- Episode no.: Season 1 Episode 7
- Directed by: James Griffiths
- Written by: Erica Rivinoja
- Production code: 107
- Original air date: November 2, 2011

Guest appearances
- Richard Schiff, Blythe Danner

Episode chronology
| ← Previous "Birth" | Next → "First Night Away" |

= Parents (Up All Night) =

"Parents" is the seventh episode of season one of the American television comedy series, Up All Night. The episode originally aired on November 2, 2011, on NBC.

==Plot==
Reagan attempts to have a better relationship with her parents to set a good example for Amy.
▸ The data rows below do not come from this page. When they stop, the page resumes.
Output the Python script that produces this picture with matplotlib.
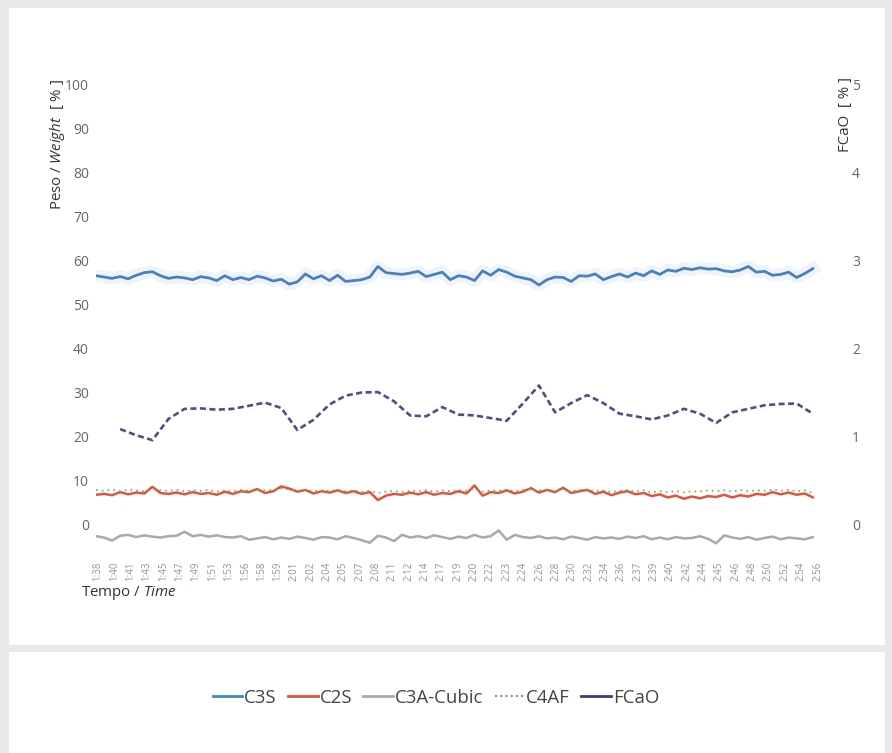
import matplotlib
matplotlib.use('Agg')
import matplotlib.pyplot as plt  # plotting library
from matplotlib.lines import Line2D
from matplotlib.patches import Rectangle
import numpy as np

plt.rcParams['font.family'] = ['Open Sans', 'DejaVu Sans']
plt.rcParams['mathtext.fontset'] = 'custom'
plt.rcParams['mathtext.rm'] = 'Open Sans'
plt.rcParams['mathtext.it'] = 'Open Sans:italic'

# phase weights [%], one value per sample
c3s = [56.5, 56.2, 55.9, 56.3, 55.8, 56.6, 57.2, 57.4, 56.5, 55.9,
       56.2, 56.0, 55.6, 56.3, 56.0, 55.4, 56.5, 55.6, 56.1, 55.6,
       56.4, 56.0, 55.3, 55.7, 54.6, 55.1, 56.9, 55.8, 56.5, 55.4,
       56.6, 55.2, 55.4, 55.6, 56.2, 58.6, 57.2, 57.0, 56.8, 57.1,
       57.5, 56.3, 56.8, 57.3, 55.6, 56.5, 56.2, 55.4, 57.6, 56.6,
       57.9, 57.3, 56.4, 56.0, 55.6, 54.4, 55.6, 56.2, 56.1, 55.2,
       56.5, 56.4, 56.9, 55.6, 56.3, 56.9, 56.2, 57.1, 56.5, 57.6,
       56.8, 57.8, 57.5, 58.2, 57.9, 58.3, 58.0, 58.1, 57.6, 57.4,
       57.8, 58.6, 57.3, 57.5, 56.6, 56.8, 57.3, 56.1, 57.0, 58.1]

c2s = [6.8, 7.0, 6.7, 7.4, 6.9, 7.3, 7.1, 8.6, 7.2, 7.0,
       7.3, 6.9, 7.4, 7.0, 7.2, 6.8, 7.5, 7.0, 7.6, 7.4,
       8.1, 7.2, 7.6, 8.7, 8.2, 7.5, 7.9, 7.1, 7.6, 7.3,
       7.8, 7.2, 7.6, 7.0, 7.4, 5.6, 6.6, 7.0, 6.8, 7.3,
       6.9, 7.4, 6.8, 7.2, 7.0, 7.6, 7.1, 8.9, 6.6, 7.4,
       7.2, 7.8, 7.1, 7.5, 8.3, 7.3, 7.9, 7.4, 8.4, 7.2,
       7.6, 7.9, 7.0, 7.5, 6.7, 7.3, 7.6, 6.9, 7.2, 6.5,
       6.9, 6.2, 6.6, 5.9, 6.4, 6.0, 6.5, 6.3, 6.8, 6.2,
       6.7, 6.4, 7.0, 6.8, 7.4, 6.9, 7.3, 6.8, 7.1, 6.2]

c4af = [7.9, 7.7, 8.0, 7.6, 7.9, 7.8, 7.6, 8.1, 7.8, 7.7,
        7.9, 7.6, 7.8, 7.7, 7.9, 7.5, 7.8, 7.6, 7.9, 7.7,
        8.0, 7.8, 7.9, 8.2, 8.0, 7.7, 7.9, 7.6, 7.8, 7.7,
        7.9, 7.6, 7.8, 7.5, 7.7, 7.2, 7.5, 7.7, 7.4, 7.8,
        7.6, 7.9, 7.5, 7.8, 7.6, 7.9, 7.7, 8.2, 7.5, 7.8,
        7.7, 8.0, 7.6, 7.9, 8.1, 7.8, 8.0, 7.7, 8.1, 7.6,
        7.9, 8.0, 7.6, 7.8, 7.4, 7.7, 7.9, 7.5, 7.8, 7.3,
        7.6, 7.4, 7.7, 7.3, 7.6, 7.5, 7.8, 7.6, 7.8, 7.5,
        7.9, 7.6, 7.8, 7.7, 8.0, 7.7, 7.9, 7.6, 7.8, 7.2]

c3a_cubic = [-2.6, -2.9, -3.6, -2.5, -2.3, -2.8, -2.4, -2.7, -2.9, -2.6,
             -2.5, -1.6, -2.6, -2.3, -2.7, -2.4, -2.8, -2.9, -2.6, -3.4,
             -3.1, -2.8, -3.3, -2.9, -3.2, -2.7, -3.0, -3.4, -2.8, -2.9,
             -3.3, -2.6, -3.0, -3.5, -4.1, -2.5, -2.9, -3.7, -2.3, -2.9,
             -2.6, -3.0, -2.4, -2.8, -3.2, -2.7, -3.0, -2.3, -2.9, -2.6,
             -1.3, -3.4, -2.3, -2.8, -3.0, -2.6, -3.1, -2.9, -3.3, -2.7,
             -3.0, -3.4, -2.8, -3.1, -2.9, -3.2, -2.7, -3.0, -2.6, -3.3,
             -2.9, -3.3, -2.8, -3.1, -3.0, -2.6, -3.2, -4.2, -2.4, -2.9,
             -3.2, -2.8, -3.4, -3.0, -2.7, -3.3, -2.9, -3.1, -3.3, -2.8]

# free lime [%] on the right axis, sampled every second point from index 3
fcao = [1.085, 1.015, 0.96, 1.2, 1.315, 1.32, 1.305, 1.315, 1.35, 1.385,
        1.325, 1.075, 1.19, 1.365, 1.465, 1.5, 1.505, 1.4, 1.24, 1.23,
        1.335, 1.25, 1.24, 1.21, 1.18, 1.375, 1.58, 1.275, 1.38, 1.47,
        1.38, 1.26, 1.23, 1.195, 1.24, 1.315, 1.26, 1.155, 1.275, 1.315,
        1.355, 1.37, 1.375, 1.26]

time_labels = ['1:38', '1:40', '1:41', '1:43', '1:45', '1:47', '1:49', '1:51',
               '1:53', '1:56', '1:58', '1:59', '2:01', '2:02', '2:04', '2:05',
               '2:07', '2:08', '2:11', '2:12', '2:14', '2:17', '2:19', '2:20',
               '2:22', '2:23', '2:24', '2:26', '2:28', '2:30', '2:32', '2:34',
               '2:36', '2:37', '2:39', '2:40', '2:42', '2:44', '2:45', '2:46',
               '2:48', '2:50', '2:52', '2:54', '2:56']

x = np.arange(len(c3s))
x_fcao = 3 + 2 * np.arange(len(fcao))

W, H = 892, 753
fig = plt.figure(figsize=(W / 100, H / 100), dpi=100)
fig.patch.set_facecolor('#e8e9eb')

# white card for the plot and one for the legend (behind the axes)
fig.patches.append(Rectangle((9 / W, 1 - 645 / H), 876 / W, 637 / H,
                             transform=fig.transFigure, facecolor='white',
                             edgecolor='none', zorder=-5))
fig.patches.append(Rectangle((9 / W, 0), 876 / W, 101 / H,
                             transform=fig.transFigure, facecolor='white',
                             edgecolor='none', zorder=-5))

ax = fig.add_axes([96 / W, 1 - 560 / H, 749 / W, 476 / H])
ax.set_facecolor('none')
ax.set_xlim(0, 93)
ax.set_ylim(-8, 100)

col_c3s = '#4a80c0'
col_c2s = '#e0553a'
col_c3a = '#a9a9a9'
col_c4af = '#6bab5b'
col_fcao = '#574b86'

ax.plot(x, c3a_cubic, color=col_c3a, lw=1.8, zorder=2)
ax.plot(x, c2s, color=col_c2s, lw=1.8, zorder=3)
ax.plot(x, c4af, color=col_c4af, lw=1.2, ls=(0, (1, 2.5)), zorder=4)
# soft halo around C3S
ax.plot(x, c3s, color='#c9dcf0', lw=9, alpha=0.3, zorder=2)
ax.plot(x, c3s, color=col_c3s, lw=2, zorder=5)

ax.set_yticks(range(0, 101, 10))
ax.tick_params(axis='y', length=0, pad=5, labelsize=10, labelcolor='#666666')
ax.set_xticks(np.linspace(0.25, 89.6, len(time_labels)))
ax.set_xticklabels(time_labels, rotation=90, fontsize=7, color='#8a95a5')
ax.tick_params(axis='x', length=0, pad=1)
for s in ax.spines.values():
    s.set_visible(False)

ax2 = ax.twinx()
ax2.set_ylim(-0.4, 5)
ax2.plot(x_fcao, fcao, color=col_fcao, lw=1.9, ls=(0, (2.3, 1.3)), zorder=6)
ax2.set_yticks(range(0, 6))
ax2.tick_params(axis='y', length=0, pad=5, labelsize=10, labelcolor='#666666')
for s in ax2.spines.values():
    s.set_visible(False)

fig.text(58 / W, 1 - 79 / H, r'Peso / $\mathit{Weight}$  [ % ]', rotation=90,
         ha='center', va='top', fontsize=10.8, color='#333333')
fig.text(845 / W, 1 - 77 / H, 'FCaO  [ % ]', rotation=90,
         ha='center', va='top', fontsize=10.8, color='#333333')
fig.text(81 / W, 1 - 593 / H, r'Tempo / $\mathit{Time}$',
         ha='left', va='center', fontsize=10.8, color='#333333')

handles = [
    Line2D([], [], color='#3b8bc2', lw=2),
    Line2D([], [], color=col_c2s, lw=2),
    Line2D([], [], color=col_c3a, lw=2),
    Line2D([], [], color=col_c4af, lw=1.5, ls=(0, (1, 1.5))),
    Line2D([], [], color='#3d3a7e', lw=2),
]
fig.legend(handles, ['C3S', 'C2S', 'C3A-Cubic', 'C4AF', 'FCaO'],
           loc='center', bbox_to_anchor=(436 / W, 1 - 698 / H), ncol=5,
           frameon=False, fontsize=13.4, labelcolor='#444444',
           handlelength=1.6, handletextpad=0.1, columnspacing=0.6)

fig.savefig('out.png', dpi=100, facecolor=fig.get_facecolor())
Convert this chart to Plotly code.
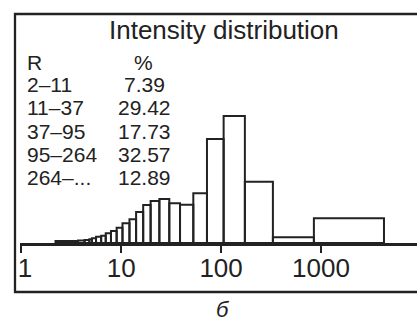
import plotly.graph_objects as go

# ---- data ----
bin_edges = [2.2, 3.7, 4.3, 4.8, 5.1, 5.6, 6.3, 7.0, 7.9, 9.0, 10.3, 12.1, 14.1,
             16.6, 19.7, 24.1, 30.3, 38.8, 52.7, 72.2, 106, 173, 330, 849, 4270]
bin_heights = [2, 2.5, 3, 3.7, 4.7, 6.3, 7.3, 9.7, 12, 15.3, 19.7, 23.7, 31, 38,
               42, 44, 39.7, 38.3, 49.7, 104, 127, 61.3, 5.7, 24.7]
range_labels = ["2–11", "11–37", "37–95", "95–264", "264–..."]
range_percents = ["7.39", "29.42", "17.73", "32.57", "12.89"]
tick_values = [1, 10, 100, 1000]
tick_labels = ["\u00a01", "10", "100", "1000"]

FONT = "Liberation Sans, Arial, sans-serif"
INK = "#222222"

# build bar outlines from the bin arrays
xs, ys = [], []
for i, h in enumerate(bin_heights):
    l, r = bin_edges[i], bin_edges[i + 1]
    xs += [l, l, r, r, l, None]
    ys += [0, h, h, 0, 0, None]

fig = go.Figure()
fig.add_trace(go.Scatter(x=xs, y=ys, mode="lines", fill="toself",
                         fillcolor="white", line=dict(color=INK, width=2),
                         hoverinfo="skip", showlegend=False))

W, H = 417, 321
ml, mr, mt, mb = 20, 0, 14, 78
pw, ph = W - ml - mr, H - mt - mb


def px(x):
    return (x - ml) / pw


def py(y):
    return (H - mb - y) / ph


fig.update_layout(
    width=W, height=H,
    margin=dict(l=ml, r=mr, t=mt, b=mb, pad=0),
    paper_bgcolor="white", plot_bgcolor="white",
    xaxis=dict(type="log", range=[-0.013, 3.961], tickvals=tick_values,
               ticktext=tick_labels, ticks="outside", ticklen=7, tickwidth=2,
               tickcolor=INK, showline=True, linewidth=3, linecolor=INK,
               showgrid=False, zeroline=False, ticklabelstandoff=-7,
               tickfont=dict(family=FONT, size=26, color=INK)),
    yaxis=dict(visible=False, range=[0, 229]),
    font=dict(family=FONT, color=INK),
    hovermode=False,
)

# frame
fig.add_shape(type="rect", xref="paper", yref="paper",
              x0=px(15), x1=px(430), y0=py(292), y1=py(14),
              line=dict(color=INK, width=2.3), layer="above")

# title
fig.add_annotation(text="Intensity distribution", xref="paper", yref="paper",
                   x=px(224), y=py(30), xanchor="center", yanchor="middle",
                   showarrow=False, font=dict(family=FONT, size=26, color=INK))

# table
TS = 21
row_y = [85, 108, 131, 154, 177]
fig.add_annotation(text="R", xref="paper", yref="paper", x=px(25), y=py(62),
                   xanchor="left", yanchor="middle", showarrow=False,
                   font=dict(family=FONT, size=TS, color=INK))
fig.add_annotation(text="%", xref="paper", yref="paper", x=px(143), y=py(62),
                   xanchor="center", yanchor="middle", showarrow=False,
                   font=dict(family=FONT, size=TS, color=INK))
for lab, pct, yy in zip(range_labels, range_percents, row_y):
    fig.add_annotation(text=lab, xref="paper", yref="paper", x=px(25), y=py(yy),
                       xanchor="left", yanchor="middle", showarrow=False,
                       font=dict(family=FONT, size=TS, color=INK))
    fig.add_annotation(text=pct, xref="paper", yref="paper", x=px(144), y=py(yy),
                       xanchor="center", yanchor="middle", showarrow=False,
                       font=dict(family=FONT, size=TS, color=INK))

# caption
fig.add_annotation(text="<i>б</i>", xref="paper", yref="paper", x=px(223),
                   y=py(309), xanchor="center", yanchor="middle",
                   showarrow=False, font=dict(family=FONT, size=22, color=INK))

fig.write_html("out.html", post_script="document.body.style.margin='0';",
               config={"displayModeBar": False})
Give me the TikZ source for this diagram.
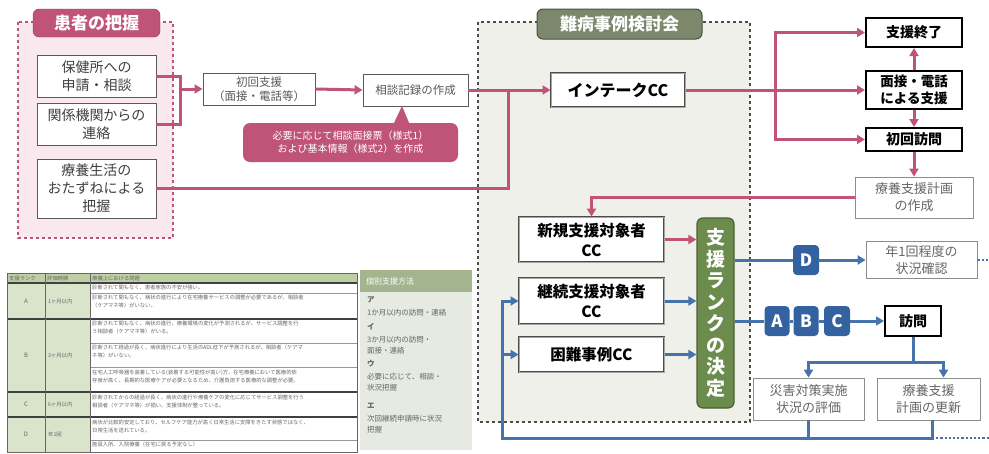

When a crew member on Ava's talk show dies, Ava attempts to get along better with her crew. Meanwhile, in fear of his life being cut short, Chris decides to make some lifestyle changes.

==Production==
On September 27, 2011, Entertainment Weekly reported that Richard Schiff would appear on the show as Christina Applegate's dad.

==Reception==
===Ratings===
In its original American broadcast, "Parents" was viewed by an estimated 4.78 million households and received a 1.8 rating/5% share among adults between the ages of 18 and 49. This means that it was seen by 1.8% of all 18- to 49-year-olds, and 5% of all 18- to 49-year-olds watching television at the time of the broadcast. This marked a 14% drop in the ratings from the previous episode, "Birth", marking a series low in the ratings. The episode ranked fourth in its timeslot, only beating a rerun of the CW drama series, Ringer. Added with DVR viewers who viewed the episode within three days of the original broadcast, the episode received a 2.7 rating in the 18–49 demographic, adding a 0.9 rating to the original viewership.